Padahal harapan semula BPJS ini bisa berdiri sendiri, tapi kenyataannya justru sebaliknya. BPJS ternyata adalah asuransi kesehatan yang lebih besar pasak daripada tiang. Bukan karena mismanajemen, tetapi karena miscalculation, terutama karena sedikit mengabaikan psikologi sosial warga +62 terhadap isu Hak dan Kewajiban dalam bernegara.
Pada 2020 ini , terutama dalam masa pendemi, Pemerintah sendiri sudah mengucurkan bantuan dana sebesar Rp 3,1 Triliun kepada BPJS!
Dari perhitungan murni akturia, besaran iuran BPJS itu agar mencapai BEP (break even point) Kelas I sebesar Rp 286.000, Kelas II sebesar Rp 184.000, dan Kelas III sebesar Rp 137.000.
Jadi sebenarnya harga iuran BPJS yang sekarang ini pun sebenarnya masih terlalu murah.
Coba bayangkan. Seorang peserta BPJS kelas III dengan premi Rp 25.500, kemudian mengalami serang jantung karena penyumbatan pembuluh darah jantung (koroner)

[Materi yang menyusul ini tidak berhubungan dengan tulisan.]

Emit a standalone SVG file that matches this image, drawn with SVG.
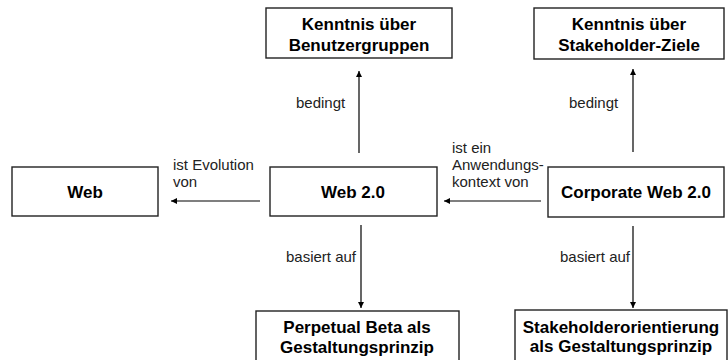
<svg xmlns="http://www.w3.org/2000/svg" width="728" height="360" viewBox="0 0 728 360">
<defs>
<style>
.box{fill:#fff;stroke:#222;stroke-width:1.4}
.t{font-family:"Liberation Sans",Arial,sans-serif;font-weight:bold;font-size:17px;fill:#000;text-anchor:middle}
.l{font-family:"Liberation Sans",Arial,sans-serif;font-size:15px;fill:#222}
.c{stroke:#000;stroke-width:1.2;fill:none;marker-end:url(#ah)}
</style>
<marker id="ah" viewBox="0 0 10 10" refX="10" refY="5" markerWidth="6" markerHeight="6" markerUnits="userSpaceOnUse" orient="auto">
<path d="M0,0 L10,5 L0,10 z" fill="#000"/>
</marker>
</defs>
<rect width="728" height="360" fill="#fff"/>
<g id="n-benutzer">
<rect class="box" x="266" y="8" width="186" height="50"/>
<text class="t" x="359" y="30">Kenntnis über</text>
<text class="t" x="359" y="51">Benutzergruppen</text>
</g>
<g id="n-stakeholderziele">
<rect class="box" x="534" y="8" width="190" height="51"/>
<text class="t" x="629" y="30">Kenntnis über</text>
<text class="t" x="629" y="51">Stakeholder-Ziele</text>
</g>
<g id="n-web">
<rect class="box" x="12" y="167" width="146" height="49"/>
<text class="t" x="85" y="198">Web</text>
</g>
<g id="n-web20">
<rect class="box" x="270" y="167" width="167" height="49"/>
<text class="t" x="353" y="198">Web 2.0</text>
</g>
<g id="n-corporate">
<rect class="box" x="548" y="167" width="176" height="50"/>
<text class="t" x="636" y="198">Corporate Web 2.0</text>
</g>
<g id="n-perpetual">
<rect class="box" x="256" y="311" width="203" height="55"/>
<text class="t" x="357" y="333">Perpetual Beta als</text>
<text class="t" x="357" y="353">Gestaltungsprinzip</text>
</g>
<g id="n-stakeholderorientierung">
<rect class="box" x="515" y="310" width="212" height="56"/>
<text class="t" x="621" y="333">Stakeholderorientierung</text>
<text class="t" x="621" y="352">als Gestaltungsprinzip</text>
</g>
<g id="connectors">
<line class="c" x1="359" y1="153" x2="359" y2="71"/>
<line class="c" x1="633" y1="152" x2="633" y2="69"/>
<line class="c" x1="260" y1="201" x2="171" y2="201"/>
<line class="c" x1="541" y1="201" x2="444" y2="201"/>
<line class="c" x1="361" y1="225" x2="361" y2="308"/>
<line class="c" x1="633" y1="226" x2="633" y2="308"/>
<text class="l" x="296" y="108">bedingt</text>
<text class="l" x="569" y="108">bedingt</text>
<text class="l" x="173" y="170">ist Evolution</text>
<text class="l" x="173" y="187">von</text>
<text class="l" x="452" y="153">ist ein</text>
<text class="l" x="452" y="170">Anwendungs-</text>
<text class="l" x="452" y="187">kontext von</text>
<text class="l" x="286" y="262">basiert auf</text>
<text class="l" x="560" y="262">basiert auf</text>
</g>
</svg>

Tak ada jalan lain baginya agar bisa kembali menikmati indomie goreng kesukaannya itu selain melakukan operasi bypass jantung berbiaya Rp 150 juta! BPJS kemudian membayar biaya operasi tersebut kepada Rumah Sakit agar orang itu bisa tersenyum kembali.

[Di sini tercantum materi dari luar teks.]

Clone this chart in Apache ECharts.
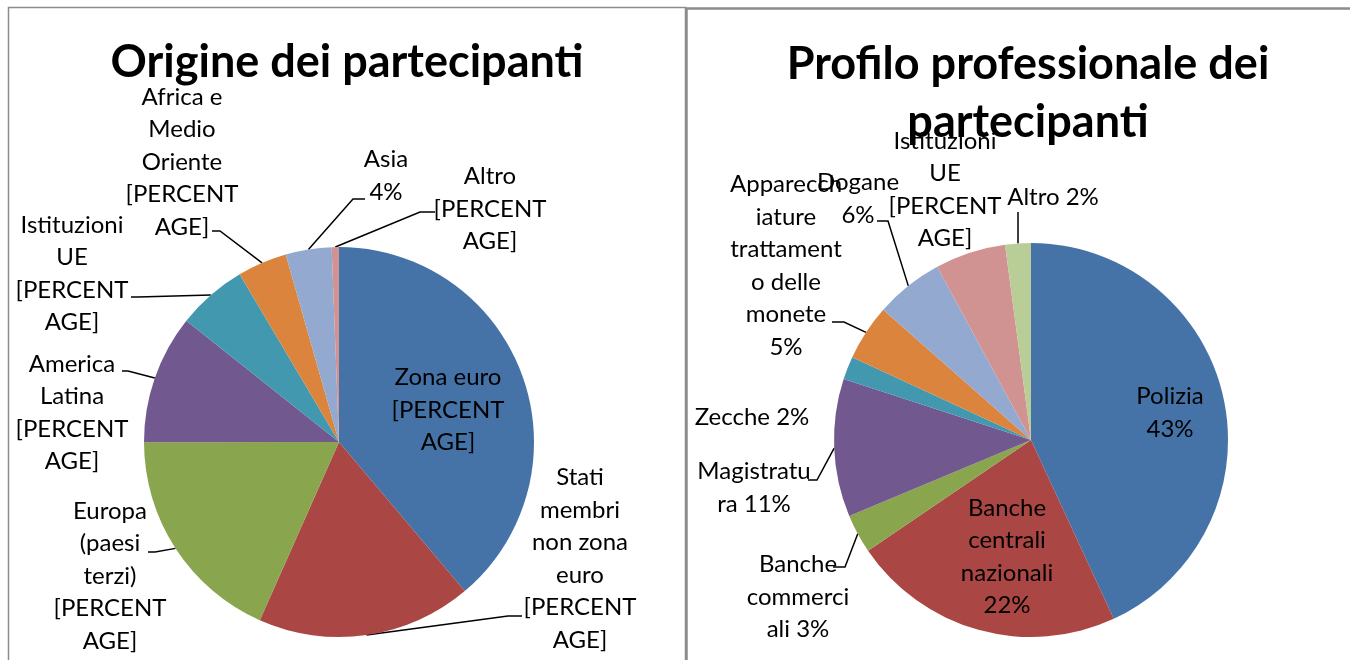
<!DOCTYPE html>
<html>
<head>
<meta charset="utf-8">
<script src="https://cdn.jsdelivr.net/npm/echarts@6/dist/echarts.min.js"></script>
<style>
  html, body { margin: 0; padding: 0; background: #fff; }
  #chart { width: 1350px; height: 660px; }
</style>
</head>
<body>
<div id="chart"></div>
<script>
// Origine dei partecipanti
var leftNames = ['Zona euro', 'Stati membri non zona euro', 'Europa (paesi terzi)', 'America Latina',
    'Istituzioni UE', 'Africa e Medio Oriente', 'Asia', 'Altro'];
var leftValues = [38.8, 17.8, 18.3, 10.7, 5.8, 4.1, 3.8, 0.6];
var leftLabels = ['Zona euro\n[PERCENT\nAGE]', 'Stati\nmembri\nnon zona\neuro\n[PERCENT\nAGE]',
    'Europa\n(paesi\nterzi)\n[PERCENT\nAGE]', 'America\nLatina\n[PERCENT\nAGE]',
    'Istituzioni\nUE\n[PERCENT\nAGE]', 'Africa e\nMedio\nOriente\n[PERCENT\nAGE]',
    'Asia\n{d}%', 'Altro\n[PERCENT\nAGE]'];

// Profilo professionale dei partecipanti
var rightNames = ['Polizia', 'Banche centrali nazionali', 'Banche commerciali', 'Magistratura', 'Zecche',
    'Apparecchiature trattamento delle monete', 'Dogane', 'Istituzioni UE', 'Altro'];
var rightValues = [43.1, 22.4, 3.2, 11.3, 1.9, 4.6, 5.6, 5.8, 2.1];
var rightLabels = ['Polizia\n{d}%', 'Banche\ncentrali\nnazionali\n{d}%', 'Banche\ncommerci\nali {d}%',
    'Magistratu\nra {d}%', 'Zecche {d}%', 'Apparecch\niature\ntrattament\no delle\nmonete\n{d}%',
    'Dogane\n{d}%', 'Istituzioni\nUE\n[PERCENT\nAGE]', 'Altro {d}%'];

var colors = ['#4673A7', '#AA4644', '#89A54E', '#71588F', '#4198AF', '#DB843D', '#93A9CF', '#D19392', '#B9CD96'];

// label placement (centre of the text block) and leader: [attachX, attachY, elbowX, elbowY]
var leftLabelPos = [[448, 410], [580, 559], [110, 576], [72, 413], [72, 274], [182, 162], [386, 176], [490, 209]];
var leftLeaders = [null, [522, 616, 508, 616], [148, 552, 155, 552], [122, 371, 128, 371],
    [131, 297, 138, 297], [212, 231, 220, 231], [365, 199, 353, 199], [435, 212, 420, 212]];
var rightLabelPos = [[1170, 413], [1007, 557], [798, 597], [754, 488], [752, 417], [786, 266],
    [858, 199], [945, 190], [1053, 197]];
var rightLeaders = [null, null, [833, 567, 845, 567], [808, 480, 817, 480], null, [832, 322, 844, 322],
    [877, 221, 888, 221], null, [1018, 212, 1018, 213]];

var font = 'Lato';

function buildData(names, values, labels, leaders) {
    return names.map(function (n, i) {
        return {
            name: n,
            value: values[i],
            itemStyle: { color: colors[i] },
            label: { formatter: labels[i] },
            labelLine: { show: !!leaders[i] }
        };
    });
}

function makeLayout(pos, leaders) {
    return function (p) {
        var i = p.dataIndex;
        var out = { x: pos[i][0], y: pos[i][1], align: 'center', verticalAlign: 'middle' };
        var l = leaders[i];
        if (l && p.labelLinePoints) {
            out.labelLinePoints = [p.labelLinePoints[0], [l[2], l[3]], [l[0], l[1]]];
        }
        return out;
    };
}

var myChart = echarts.init(document.getElementById('chart'), null, { renderer: 'canvas' });

var pieBase = {
    type: 'pie',
    startAngle: 90,
    clockwise: true,
    avoidLabelOverlap: false,
    percentPrecision: 0,
    label: {
        show: true,
        position: 'outside',
        color: '#000',
        fontFamily: font,
        fontSize: 24,
        lineHeight: 32.5,
        align: 'center'
    },
    labelLine: {
        show: true,
        length: 10,
        length2: 10,
        lineStyle: { color: '#000', width: 1.5 }
    },
    itemStyle: { borderWidth: 0 },
    emphasis: { disabled: true }
};

var option = {
    animation: false,
    graphic: [
        {
            type: 'rect',
            shape: { x: 8.5, y: 7.5, width: 677, height: 700 },
            style: { fill: 'none', stroke: '#8c8c8c', lineWidth: 1.5 },
            z: 0
        },
        {
            type: 'rect',
            shape: { x: 686.5, y: 8.5, width: 700, height: 700 },
            style: { fill: 'none', stroke: '#8c8c8c', lineWidth: 2.5 },
            z: 0
        }
    ],
    title: [
        {
            text: 'Origine dei partecipanti',
            left: 342,
            top: 28,
            textAlign: 'center',
            textStyle: { fontFamily: font, fontWeight: 'bold', fontSize: 45, lineHeight: 58, color: '#000' }
        },
        {
            text: 'Profilo professionale dei\npartecipanti',
            left: 1023,
            top: 30,
            textAlign: 'center',
            textStyle: { fontFamily: font, fontWeight: 'bold', fontSize: 45, lineHeight: 58, color: '#000' }
        }
    ],
    series: [
        Object.assign({}, pieBase, {
            name: 'Origine dei partecipanti',
            center: [339, 442],
            radius: [0, 195],
            labelLayout: makeLayout(leftLabelPos, leftLeaders),
            data: buildData(leftNames, leftValues, leftLabels, leftLeaders)
        }),
        Object.assign({}, pieBase, {
            name: 'Profilo professionale dei partecipanti',
            center: [1031, 440],
            radius: [0, 197],
            labelLayout: makeLayout(rightLabelPos, rightLeaders),
            data: buildData(rightNames, rightValues, rightLabels, rightLeaders)
        })
    ]
};

myChart.setOption(option);
window.addEventListener('resize', function () {
    myChart.resize();
});
</script>
</body>
</html>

Ketika BPJS belum lahir ke bumi persada ini, nasib kaum proletar itu sangatlah menyedihkan. Sebagian dari mereka itu kemudian meregang nyawa di emperan IGD Rumah Sakit karena tidak punya uang untuk membayar jaminan pengobatan di depan.
Rumah Sakit juga butuh dana untuk operasional. Dokter, Perawat dan Penata Medis itu juga punya keluarga yang harus diberi makan. Itulah sebabnya dibutuhkan asuransi kesehatan agar penanganan medis bisa segera dilakukan pada saat diperlukan, terutama pada saat kegawatdaruratan.

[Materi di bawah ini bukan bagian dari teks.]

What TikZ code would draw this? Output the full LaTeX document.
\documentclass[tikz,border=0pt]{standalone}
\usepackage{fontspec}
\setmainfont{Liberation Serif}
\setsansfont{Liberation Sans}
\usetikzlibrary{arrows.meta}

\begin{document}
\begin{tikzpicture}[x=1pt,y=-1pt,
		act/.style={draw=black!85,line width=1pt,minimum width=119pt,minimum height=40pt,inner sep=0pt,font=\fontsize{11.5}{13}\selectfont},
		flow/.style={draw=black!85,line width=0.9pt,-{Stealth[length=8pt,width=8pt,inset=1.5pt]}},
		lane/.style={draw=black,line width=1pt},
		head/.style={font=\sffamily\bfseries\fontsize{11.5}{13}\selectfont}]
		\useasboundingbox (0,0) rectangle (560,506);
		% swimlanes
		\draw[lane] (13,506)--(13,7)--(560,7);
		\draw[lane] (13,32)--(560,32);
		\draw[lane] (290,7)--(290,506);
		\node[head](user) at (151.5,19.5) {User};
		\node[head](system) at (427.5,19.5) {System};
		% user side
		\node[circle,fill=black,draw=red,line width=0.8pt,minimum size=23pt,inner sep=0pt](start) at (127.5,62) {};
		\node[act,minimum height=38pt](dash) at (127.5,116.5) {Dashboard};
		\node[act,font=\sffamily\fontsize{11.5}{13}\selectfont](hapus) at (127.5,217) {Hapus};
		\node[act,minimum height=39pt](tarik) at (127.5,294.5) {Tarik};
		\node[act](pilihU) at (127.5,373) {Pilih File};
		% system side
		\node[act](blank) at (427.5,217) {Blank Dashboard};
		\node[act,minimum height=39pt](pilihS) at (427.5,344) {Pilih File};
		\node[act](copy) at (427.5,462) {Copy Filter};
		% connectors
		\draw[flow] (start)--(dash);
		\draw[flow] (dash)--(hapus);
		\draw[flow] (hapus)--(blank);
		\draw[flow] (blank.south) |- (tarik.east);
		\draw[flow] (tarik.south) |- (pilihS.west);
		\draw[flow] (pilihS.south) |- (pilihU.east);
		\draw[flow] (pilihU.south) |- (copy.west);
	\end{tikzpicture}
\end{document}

Jujur saja tadinya penulis menganggap masalah BPJS ini murni karena mismanajemen saja. Tetapi karena Presiden Jokowi tetap ngeyel untuk menaikkan kembali iuran BPJS ini (walaupun sebelumnya telah dianulir oleh MK) tentu saja membuat penulis berpikir kembali untuk melihat masalah ini lebih komprehensif.
Tidak ada seorangpun (termasuk Jokowi) yang tidak ingin terlihat populer. Tapi demi kepentingan bangsa, termasuk penyelenggaraan pelayanan kesehatan bagi seluruh penduduk RI, maka sikap tegas (namun tidak populer) harus dilakukan.
Mungkin ada diantara pembaca yang punya pandangan lain, dan itu sah-sah saja. Tetapi setidaknya sudilah kiranya memberi masukan agar supaya BPJS ini bisa mandiri demi pelayanan terbaik bagi seluruh masyarakat.